С жертвой связана и символика ножа. Это тот самый нож, «довольно простой формы ножик, с оленьим черенком, нескладной, с лезвием вершка в три с половиной, соответственной ширины», который, как мы помним, так насторожил князя в эпизоде братания с Рогожиным. Видимо, он же блеснул и в занесенной над князем руке «названого брата». Именно им убита Настасья Филипповна. Причем, выбранный автором размер ножа – небольшой «ножик» – тоже оказался важным смысловым знаком. И означает он не духовную мощь его владельца – тогда острие ножа было бы длинное, – а примат инстинктивных сил в его хозяине, что, как видим, абсолютно соответствует логике характера Рогожина.

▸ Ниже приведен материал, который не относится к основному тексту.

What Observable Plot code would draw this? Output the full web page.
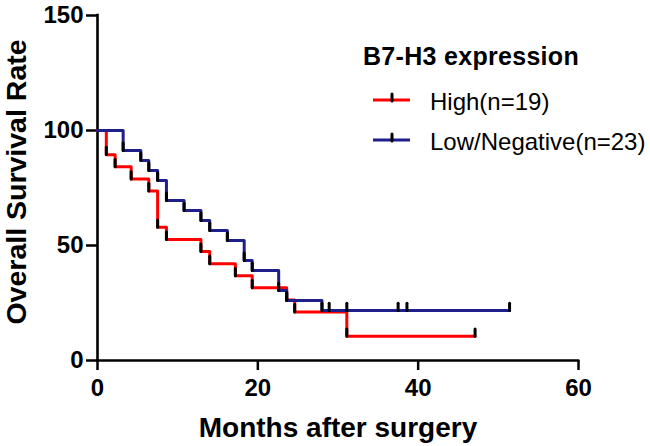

Без понимания такого – особого, скрытого смысла случайных вроде бы предметов, невозможно понять их связь и значение. Нельзя осознать, почему, например, князю так важно узнать у Рогожина о существовании карт, в которые с ним играла Настасья Филипповна:
«– Ах, да! – зашептал вдруг князь прежним взволнованным и торопливым шепотом, как бы поймав опять мысль и ужасно боясь опять потерять ее, даже привскочив на постели, – да… я ведь хотел… эти карты! карты!.. Ты, говорят, с нею в карты играл?

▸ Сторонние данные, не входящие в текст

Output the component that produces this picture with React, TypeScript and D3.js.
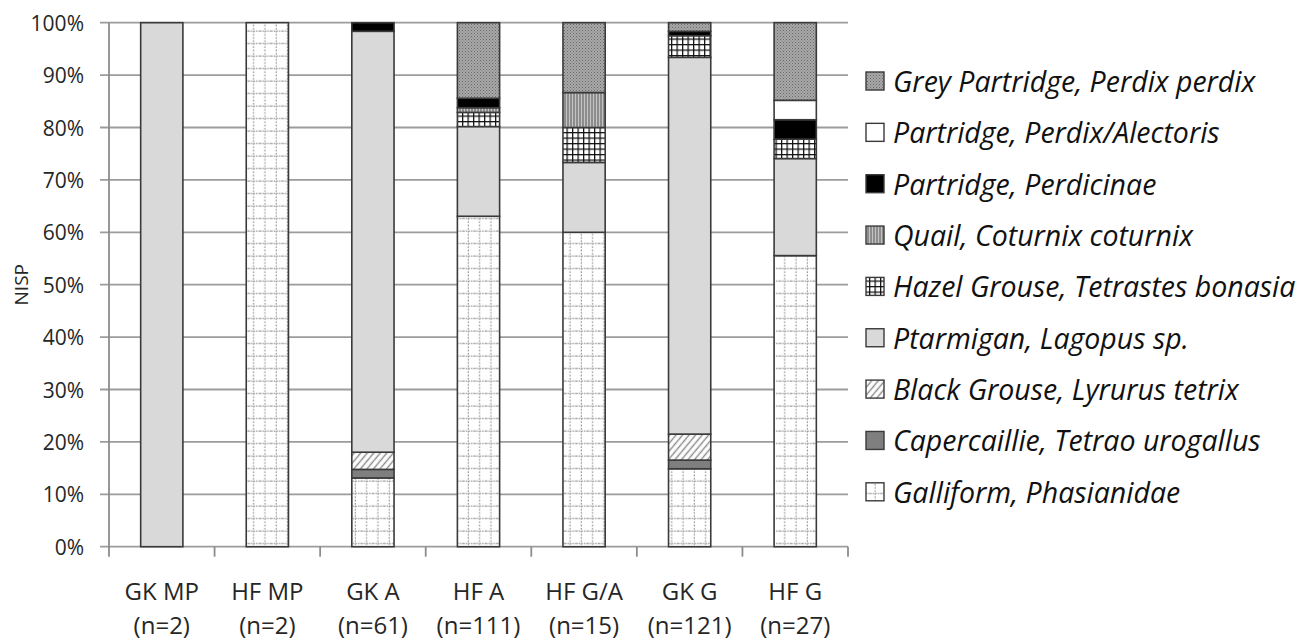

– Играл, – сказал Рогожин после некоторого молчания.
– Где же… карты?
– Здесь карты… – выговорилРогожин, помолчав еще больше, – вот…
Он вынул игранную, завернутую в бумажку колоду из кармана и протянул к князю. Тот взял, но как бы с недоумением. Новое грустное и безотрадное чувство сдавило ему сердце; он вдруг понял, что в эту минуту, и давно уже, все говорит не о том, что бы надо делать, и что вот эти карты, которые он держит в руках и которым он так обрадовался, ничему, ничему не помогут теперь»(611). (Выделено нами – Н. Т.)
Между тем известно, что полная колода игральных карт символична в самом истоке. Комбинация карт представляет собой слияние идей внешнего и внутреннего мира и воплощает все архетипические потенции человека. Видимо, в картах Мышкин подспудно надеялся найти ответы на свои неразрешенные вопросы. Вот, очевидно, почему он так обрадовался им вначале. Но карты – это и знак судьбы, от которой не уйти. Именно они и довели до сознания князя мысль о том, что самое страшное уже произошло. И вот тогда «он встал и всплеснул руками… Князь сел на стул и стал со страхом смотреть» на Рогожина. Он теперь понял все.
Кризис, переживаемый Рогожиным, в полной мере разделяет с ним Мышкин. Это происходит потому, что любой кризис несет хоть и скрытую, но обоснованную идею о том, что в каждой драме есть прямое и косвенное чувство вины. Именно в этом переживании содержатся ростки возрождения, преодоления кризиса.
Это чувство совместной вины, не названное своим именем, тем не менее разлито в финальной сцене романа и психологически мотивирует поведение обоих героев. Князь, преодолевая свой страх, чувствует себя обязанным выслушать и успокоить Рогожина. Рогожин уже в самом бдении около жертвы обнаруживает ту «задумчивость», которая засвидетельствовала факт жизненного урока, сполна им воспринятого. И это тоже знак того, что жертва не была напрасной.
Поэтика идеала: жанрово-стилистические особенности романа «Идиот»
Изображение святости в светском искусстве неминуемо ставит вопрос о возможности профанации церковного стиля и религиозного чувства. Можно ли избежать этого? Можно ли с помощью творческого изображения воплотить (в слове, звуке, материале) идеи, содержащие вечное и современное, земное и надмирное одновременно?